> **Given material**:
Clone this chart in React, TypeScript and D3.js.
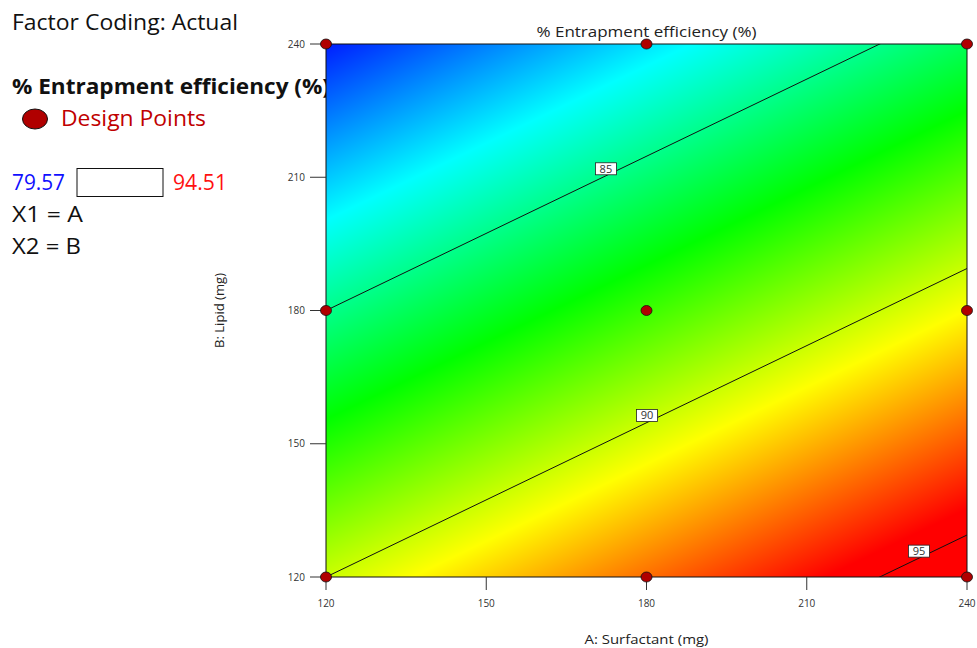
import React, { useMemo } from 'react';
import { scaleLinear, line } from 'd3';

// fitted response model (actual factors coded to -1..1): E = c + a*x1 + b*x2
const modelTerms = ['intercept', 'A', 'B'];
const modelCoefs = [87.894, 2.894, -5.0];

const dataMin = 79.57;
const dataMax = 94.51;

const axisTicks = [120, 150, 180, 210, 240];
const designA = [120, 180, 240, 120, 180, 240, 120, 180, 240];
const designB = [120, 120, 120, 180, 180, 180, 240, 240, 240];

const contourLevels = [85, 90, 95];
const contourLabelA = [172.4, 180.1, 231.0];

const colorStops = ['#0000ff', '#00ffff', '#00ff00', '#ffff00', '#ff0000'];

const W = 977;
const H = 648;
const margin = { left: 326, top: 44, right: 10, bottom: 71 };
const font = '"Open Sans", "Noto Sans", sans-serif';

const code = (v: number) => (v - 180) / 60;
const predict = (A: number, B: number) =>
  modelCoefs[0] + modelCoefs[1] * code(A) + modelCoefs[2] * code(B);

const hexToRgb = (h: string) => [1, 3, 5].map(i => parseInt(h.slice(i, i + 2), 16));

// text stretched to the width it has in the picture
const Txt = ({ x, y, len, size, fill = '#111', bold = false, anchor = 'start', transform, children }: any) => (
  <text x={x} y={y} fontSize={size} fill={fill} fontWeight={bold ? 'bold' : 'normal'}
    textAnchor={anchor} transform={transform} textLength={len} lengthAdjust="spacingAndGlyphs">
    {children}
  </text>
);

const App = () => {
  const plotW = W - margin.left - margin.right;
  const plotH = H - margin.top - margin.bottom;

  const x = scaleLinear().domain([120, 240]).range([margin.left, margin.left + plotW]);
  const y = scaleLinear().domain([120, 240]).range([margin.top + plotH, margin.top]);

  const heatmap = useMemo(() => {
    const canvas = document.createElement('canvas');
    canvas.width = plotW;
    canvas.height = plotH;
    const ctx = canvas.getContext('2d');
    if (!ctx) return '';
    const img = ctx.createImageData(plotW, plotH);
    const stops = colorStops.map(hexToRgb);
    for (let j = 0; j < plotH; j++) {
      const B = y.invert(margin.top + j + 0.5);
      for (let i = 0; i < plotW; i++) {
        const A = x.invert(margin.left + i + 0.5);
        let t = (predict(A, B) - dataMin) / (dataMax - dataMin);
        t = Math.max(0, Math.min(1, t)) * (stops.length - 1);
        const k = Math.min(stops.length - 2, Math.floor(t));
        const f = t - k;
        const p = (j * plotW + i) * 4;
        for (let c = 0; c < 3; c++) {
          img.data[p + c] = Math.round(stops[k][c] + (stops[k + 1][c] - stops[k][c]) * f);
        }
        img.data[p + 3] = 255;
      }
    }
    ctx.putImageData(img, 0, 0);
    return canvas.toDataURL();
  }, []);

  // contour lines: solve B for each A along the level
  const contourLine = line<number[]>().x(d => x(d[0])).y(d => y(d[1]));
  const levelB = (level: number, A: number) =>
    180 + 60 * (level - modelCoefs[0] - modelCoefs[1] * code(A)) / modelCoefs[2];

  const sampleA = [120, 240];

  return (
    <svg width={W} height={H} style={{ position: 'absolute', left: 0, top: 0, display: 'block' }}
      fontFamily={font}>
      <defs>
        <clipPath id="plotClip">
          <rect x={margin.left} y={margin.top} width={plotW} height={plotH} />
        </clipPath>
      </defs>

      {/* left legend */}
      <Txt x={12} y={30} size={21} len={226}>Factor Coding: Actual</Txt>
      <Txt x={12} y={94} size={21} len={318} bold>% Entrapment efficiency (%)</Txt>
      <ellipse cx={35} cy={119} rx={12.5} ry={10} fill="#b00000" stroke="#111" strokeWidth={1} />
      <Txt x={61} y={126} size={21} len={145} fill="#c00000">Design Points</Txt>
      <Txt x={12} y={190} size={21} len={53} fill="#1010ff">{dataMin.toFixed(2)}</Txt>
      <rect x={77} y={168.5} width={86} height={28} fill="#fff" stroke="#111" strokeWidth={1} />
      <Txt x={173} y={190} size={21} len={54} fill="#ff1010">{dataMax.toFixed(2)}</Txt>
      <Txt x={12} y={222} size={21} len={71}>X1 = A</Txt>
      <Txt x={12} y={254} size={21} len={69}>X2 = B</Txt>

      {/* plot */}
      <image href={heatmap} x={margin.left} y={margin.top} width={plotW} height={plotH}
        preserveAspectRatio="none" />
      <g clipPath="url(#plotClip)">
        {contourLevels.map(level => (
          <path key={level} d={contourLine(sampleA.map(A => [A, levelB(level, A)])) || ''}
            fill="none" stroke="#111" strokeWidth={1} />
        ))}
      </g>
      {contourLevels.map((level, i) => {
        const A = contourLabelA[i];
        const cx = x(A);
        const cy = y(levelB(level, A)) - 7;
        return (
          <g key={'lab' + level}>
            <rect x={cx - 10.5} y={cy - 6} width={21} height={12} fill="#fff" stroke="#222" strokeWidth={0.8} />
            <text x={cx} y={cy + 4} fontSize={11} textAnchor="middle" fill="#333">{level}</text>
          </g>
        );
      })}
      <rect x={margin.left} y={margin.top} width={plotW} height={plotH} fill="none" stroke="#111" strokeWidth={1} />

      {/* axes */}
      {axisTicks.map(t => (
        <g key={'y' + t}>
          <line x1={margin.left - 16} x2={margin.left} y1={y(t)} y2={y(t)} stroke="#333" strokeWidth={1} />
          <text x={margin.left - 21} y={y(t) + 3.5} fontSize={10} textAnchor="end" fill="#333">{t}</text>
        </g>
      ))}
      {axisTicks.map(t => (
        <g key={'x' + t}>
          <line x1={x(t)} x2={x(t)} y1={margin.top + plotH} y2={margin.top + plotH + 13} stroke="#333" strokeWidth={1} />
          <text x={x(t)} y={margin.top + plotH + 30} fontSize={10} textAnchor="middle" fill="#333">{t}</text>
        </g>
      ))}
      <Txt x={x(180)} y={37} size={14} len={220} anchor="middle" fill="#222">% Entrapment efficiency (%)</Txt>
      <Txt x={x(180)} y={644} size={12.5} len={124} anchor="middle" fill="#222">A: Surfactant (mg)</Txt>
      <Txt x={0} y={0} transform={`translate(224, ${y(180)}) rotate(-90)`} size={12.5} len={75}
        anchor="middle" fill="#222">B: Lipid (mg)</Txt>

      {/* design points */}
      {designA.map((a, i) => (
        <ellipse key={'dp' + i} cx={x(a)} cy={y(designB[i])} rx={5.5} ry={5} fill="#b00000" stroke="#111" strokeWidth={0.8} />
      ))}
    </svg>
  );
};

export default App;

> **Written problem**:
Look at the listing and set down only the lines from its start through the line with "modelCoefs[0] + modelCoefs[1]", word for word and without pictures.

> **Expected answer**:
Clone this chart in React, TypeScript and D3.js.
import React, { useMemo } from 'react';
import { scaleLinear, line } from 'd3';

// fitted response model (actual factors coded to -1..1): E = c + a*x1 + b*x2
const modelTerms = ['intercept', 'A', 'B'];
const modelCoefs = [87.894, 2.894, -5.0];

const dataMin = 79.57;
const dataMax = 94.51;

const axisTicks = [120, 150, 180, 210, 240];
const designA = [120, 180, 240, 120, 180, 240, 120, 180, 240];
const designB = [120, 120, 120, 180, 180, 180, 240, 240, 240];

const contourLevels = [85, 90, 95];
const contourLabelA = [172.4, 180.1, 231.0];

const colorStops = ['#0000ff', '#00ffff', '#00ff00', '#ffff00', '#ff0000'];

const W = 977;
const H = 648;
const margin = { left: 326, top: 44, right: 10, bottom: 71 };
const font = '"Open Sans", "Noto Sans", sans-serif';

const code = (v: number) => (v - 180) / 60;
const predict = (A: number, B: number) =>
  modelCoefs[0] + modelCoefs[1] * code(A) + modelCoefs[2] * code(B);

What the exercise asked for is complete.